▶ _JOB_:
Reproduce all the lines below exactly and omit the images.
══ GIVEN DATA
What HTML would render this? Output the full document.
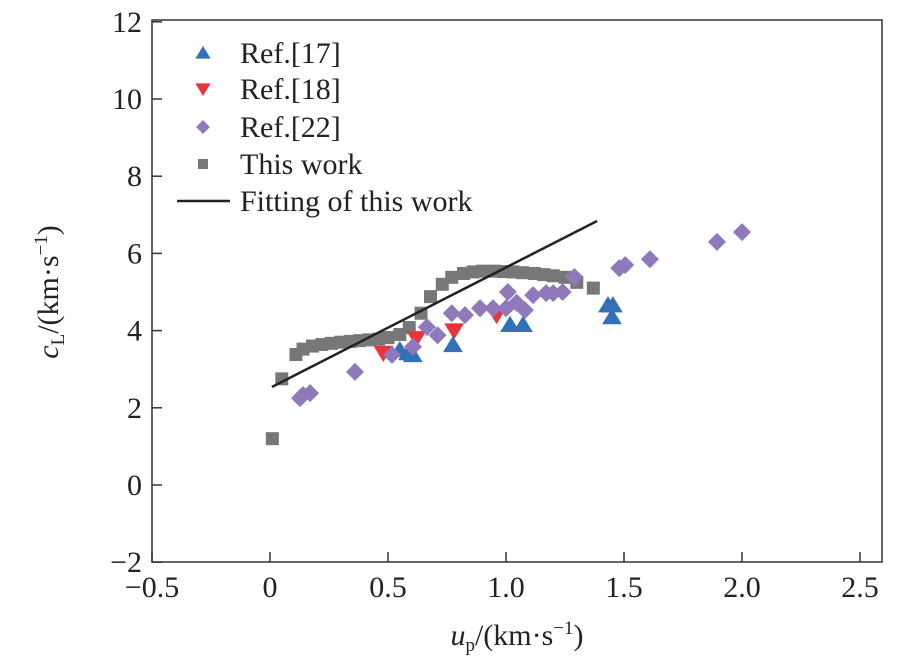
<!DOCTYPE html>
<html><head><meta charset="utf-8"><style>
body{margin:0;background:#fff;}
svg text{font-family:"Liberation Serif",serif;fill:#222;}
</style></head><body>
<svg width="921" height="661" viewBox="0 0 921 661">
<g id="axes"></g>
<g id="marks"></g>
<g id="legend"></g>
</svg>
<script>
const xTicks=[-0.5,0,0.5,1.0,1.5,2.0,2.5];
const xTickLabels=["\u22120.5","0","0.5","1.0","1.5","2.0","2.5"];
const yTicks=[-2,0,2,4,6,8,10,12];
const yTickLabels=["\u22122","0","2","4","6","8","10","12"];
const workU=[0.01,0.05,0.11,0.14,0.18,0.22,0.26,0.30,0.34,0.38,0.42,0.46,0.50,0.55,0.59,0.64,0.68,0.73,0.77,0.82,0.86,0.90,0.95,0.99,1.03,1.07,1.12,1.16,1.20,1.25,1.30,1.37];
const workC=[1.2,2.75,3.38,3.52,3.6,3.64,3.67,3.7,3.72,3.74,3.76,3.78,3.82,3.9,4.08,4.45,4.88,5.2,5.38,5.48,5.52,5.54,5.54,5.53,5.52,5.5,5.48,5.45,5.42,5.38,5.25,5.1];
const ref17U=[0.55,0.585,0.605,0.775,1.017,1.072,1.432,1.453,1.449];
const ref17C=[3.5,3.42,3.37,3.63,4.15,4.15,4.66,4.66,4.35];
const ref18U=[0.48,0.62,0.78,0.96];
const ref18C=[3.42,3.8,4.0,4.4];
const ref22U=[0.127,0.14,0.17,0.36,0.517,0.606,0.665,0.71,0.77,0.826,0.89,0.945,1.0,1.008,1.045,1.08,1.115,1.17,1.2,1.24,1.29,1.48,1.505,1.61,1.894,2.0];
const ref22C=[2.25,2.33,2.38,2.93,3.37,3.58,4.09,3.88,4.45,4.4,4.58,4.58,4.58,5.0,4.72,4.53,4.92,4.97,4.97,5.0,5.39,5.62,5.7,5.85,6.3,6.55];
const fitU=[0.008,1.386];
const fitC=[2.54,6.84];

const NS="http://www.w3.org/2000/svg";
const L=152,R=882,T=20,B=562;
const X=u=>270+236*u;
const Y=c=>485-38.6*c;
function mk(tag,attrs,parent,txt){const e=document.createElementNS(NS,tag);for(const k in attrs)e.setAttribute(k,attrs[k]);if(txt!==undefined)e.textContent=txt;parent.appendChild(e);return e;}
const axes=document.getElementById('axes'),marks=document.getElementById('marks'),leg=document.getElementById('legend');
let f=mk('rect',{x:L,y:T,width:R-L,height:B-T,fill:'none',stroke:'#333','stroke-width':1.5},axes);


xTicks.forEach((v,i)=>{
 let t=mk('line',{x1:X(v),x2:X(v),y1:B,y2:B-10,stroke:'#333','stroke-width':1.5},axes);
 
 
 let s=mk('text',{x:X(v),y:B+35,'text-anchor':'middle','font-size':30},axes,xTickLabels[i]);
 
 
});
yTicks.forEach((v,i)=>{
 let t=mk('line',{x1:L,x2:L+10,y1:Y(v),y2:Y(v),stroke:'#333','stroke-width':1.5},axes);
 
 
 let s=mk('text',{x:L-10,y:Y(v)+10,'text-anchor':'end','font-size':30},axes,yTickLabels[i]);
 
 
});
let xt=mk('text',{x:517,y:645,'text-anchor':'middle','font-size':30},axes);
xt.innerHTML='<tspan font-style="italic">u</tspan><tspan font-size="19" dy="6">p</tspan><tspan dy="-6">/(km·s</tspan><tspan font-size="19" dy="-11">−1</tspan><tspan dy="11">)</tspan>';


let yt=mk('text',{x:0,y:0,'text-anchor':'middle','font-size':30,transform:'translate(58,292) rotate(-90)'},axes);
yt.innerHTML='<tspan font-style="italic">c</tspan><tspan font-size="19" dy="6">L</tspan><tspan dy="-6">/(km·s</tspan><tspan font-size="19" dy="-11">−1</tspan><tspan dy="11">)</tspan>';



function sq(x,y,s,p){return mk('rect',{x:x-s,y:y-s,width:2*s,height:2*s,fill:'#77777a'},p);}
function up(x,y,s,p){return mk('polygon',{points:`${x},${y-s} ${x+s*1.1},${y+s*0.8} ${x-s*1.1},${y+s*0.8}`,fill:'#3470b8'},p);}
function dn(x,y,s,p){return mk('polygon',{points:`${x},${y+s} ${x+s*1.1},${y-s*0.8} ${x-s*1.1},${y-s*0.8}`,fill:'#e8343a'},p);}
function dia(x,y,s,p){return mk('polygon',{points:`${x},${y-s} ${x+s},${y} ${x},${y+s} ${x-s},${y}`,fill:'#9079bb'},p);}

workU.forEach((u,i)=>{let e=sq(X(u),Y(workC[i]),6.5,marks);
 
 });
let fl=mk('line',{x1:X(fitU[0]),y1:Y(fitC[0]),x2:X(fitU[1]),y2:Y(fitC[1]),stroke:'#222','stroke-width':2.5},marks);


ref18U.forEach((u,i)=>{let e=dn(X(u),Y(ref18C[i]),9,marks);
 
 });
ref17U.forEach((u,i)=>{let e=up(X(u),Y(ref17C[i]),9,marks);
 
 });
ref22U.forEach((u,i)=>{let e=dia(X(u),Y(ref22C[i]),9,marks);
 
 });

const rows=[['Ref.[17]',up,53],['Ref.[18]',dn,89],['Ref.[22]',dia,127],['This work',sq,164]];
rows.forEach(r=>{
 let m=r[1](203,r[2],r[1]===sq?5:7,leg);
 
 
 let t=mk('text',{x:240,y:r[2]+10,'font-size':30},leg,r[0]);
 
 
});
let ll=mk('line',{x1:177,x2:230,y1:201,y2:201,stroke:'#222','stroke-width':2.5},leg);


let lt=mk('text',{x:240,y:211,'font-size':30},leg,'Fitting of this work');


</script>
</body></html>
════
▶ _EXERCISE ANSWER_:
What HTML would render this? Output the full document.
<!DOCTYPE html>
<html><head><meta charset="utf-8"><style>
body{margin:0;background:#fff;}
svg text{font-family:"Liberation Serif",serif;fill:#222;}
</style></head><body>
<svg width="921" height="661" viewBox="0 0 921 661">
<g id="axes"></g>
<g id="marks"></g>
<g id="legend"></g>
</svg>
<script>
const xTicks=[-0.5,0,0.5,1.0,1.5,2.0,2.5];
const xTickLabels=["\u22120.5","0","0.5","1.0","1.5","2.0","2.5"];
const yTicks=[-2,0,2,4,6,8,10,12];
const yTickLabels=["\u22122","0","2","4","6","8","10","12"];
const workU=[0.01,0.05,0.11,0.14,0.18,0.22,0.26,0.30,0.34,0.38,0.42,0.46,0.50,0.55,0.59,0.64,0.68,0.73,0.77,0.82,0.86,0.90,0.95,0.99,1.03,1.07,1.12,1.16,1.20,1.25,1.30,1.37];
const workC=[1.2,2.75,3.38,3.52,3.6,3.64,3.67,3.7,3.72,3.74,3.76,3.78,3.82,3.9,4.08,4.45,4.88,5.2,5.38,5.48,5.52,5.54,5.54,5.53,5.52,5.5,5.48,5.45,5.42,5.38,5.25,5.1];
const ref17U=[0.55,0.585,0.605,0.775,1.017,1.072,1.432,1.453,1.449];
const ref17C=[3.5,3.42,3.37,3.63,4.15,4.15,4.66,4.66,4.35];
const ref18U=[0.48,0.62,0.78,0.96];
const ref18C=[3.42,3.8,4.0,4.4];
const ref22U=[0.127,0.14,0.17,0.36,0.517,0.606,0.665,0.71,0.77,0.826,0.89,0.945,1.0,1.008,1.045,1.08,1.115,1.17,1.2,1.24,1.29,1.48,1.505,1.61,1.894,2.0];
const ref22C=[2.25,2.33,2.38,2.93,3.37,3.58,4.09,3.88,4.45,4.4,4.58,4.58,4.58,5.0,4.72,4.53,4.92,4.97,4.97,5.0,5.39,5.62,5.7,5.85,6.3,6.55];
const fitU=[0.008,1.386];
const fitC=[2.54,6.84];

const NS="http://www.w3.org/2000/svg";
const L=152,R=882,T=20,B=562;
const X=u=>270+236*u;
const Y=c=>485-38.6*c;
function mk(tag,attrs,parent,txt){const e=document.createElementNS(NS,tag);for(const k in attrs)e.setAttribute(k,attrs[k]);if(txt!==undefined)e.textContent=txt;parent.appendChild(e);return e;}
const axes=document.getElementById('axes'),marks=document.getElementById('marks'),leg=document.getElementById('legend');
let f=mk('rect',{x:L,y:T,width:R-L,height:B-T,fill:'none',stroke:'#333','stroke-width':1.5},axes);


xTicks.forEach((v,i)=>{
 let t=mk('line',{x1:X(v),x2:X(v),y1:B,y2:B-10,stroke:'#333','stroke-width':1.5},axes);
 
 
 let s=mk('text',{x:X(v),y:B+35,'text-anchor':'middle','font-size':30},axes,xTickLabels[i]);
 
 
});
yTicks.forEach((v,i)=>{
 let t=mk('line',{x1:L,x2:L+10,y1:Y(v),y2:Y(v),stroke:'#333','stroke-width':1.5},axes);
 
 
 let s=mk('text',{x:L-10,y:Y(v)+10,'text-anchor':'end','font-size':30},axes,yTickLabels[i]);
 
 
});
let xt=mk('text',{x:517,y:645,'text-anchor':'middle','font-size':30},axes);
xt.innerHTML='<tspan font-style="italic">u</tspan><tspan font-size="19" dy="6">p</tspan><tspan dy="-6">/(km·s</tspan><tspan font-size="19" dy="-11">−1</tspan><tspan dy="11">)</tspan>';


let yt=mk('text',{x:0,y:0,'text-anchor':'middle','font-size':30,transform:'translate(58,292) rotate(-90)'},axes);
yt.innerHTML='<tspan font-style="italic">c</tspan><tspan font-size="19" dy="6">L</tspan><tspan dy="-6">/(km·s</tspan><tspan font-size="19" dy="-11">−1</tspan><tspan dy="11">)</tspan>';



function sq(x,y,s,p){return mk('rect',{x:x-s,y:y-s,width:2*s,height:2*s,fill:'#77777a'},p);}
function up(x,y,s,p){return mk('polygon',{points:`${x},${y-s} ${x+s*1.1},${y+s*0.8} ${x-s*1.1},${y+s*0.8}`,fill:'#3470b8'},p);}
function dn(x,y,s,p){return mk('polygon',{points:`${x},${y+s} ${x+s*1.1},${y-s*0.8} ${x-s*1.1},${y-s*0.8}`,fill:'#e8343a'},p);}
function dia(x,y,s,p){return mk('polygon',{points:`${x},${y-s} ${x+s},${y} ${x},${y+s} ${x-s},${y}`,fill:'#9079bb'},p);}

workU.forEach((u,i)=>{let e=sq(X(u),Y(workC[i]),6.5,marks);
 
 });
let fl=mk('line',{x1:X(fitU[0]),y1:Y(fitC[0]),x2:X(fitU[1]),y2:Y(fitC[1]),stroke:'#222','stroke-width':2.5},marks);


ref18U.forEach((u,i)=>{let e=dn(X(u),Y(ref18C[i]),9,marks);
 
 });
ref17U.forEach((u,i)=>{let e=up(X(u),Y(ref17C[i]),9,marks);
 
 });
ref22U.forEach((u,i)=>{let e=dia(X(u),Y(ref22C[i]),9,marks);
 
 });

const rows=[['Ref.[17]',up,53],['Ref.[18]',dn,89],['Ref.[22]',dia,127],['This work',sq,164]];
rows.forEach(r=>{
 let m=r[1](203,r[2],r[1]===sq?5:7,leg);
 
 
 let t=mk('text',{x:240,y:r[2]+10,'font-size':30},leg,r[0]);
 
 
});
let ll=mk('line',{x1:177,x2:230,y1:201,y2:201,stroke:'#222','stroke-width':2.5},leg);


let lt=mk('text',{x:240,y:211,'font-size':30},leg,'Fitting of this work');


</script>
</body></html>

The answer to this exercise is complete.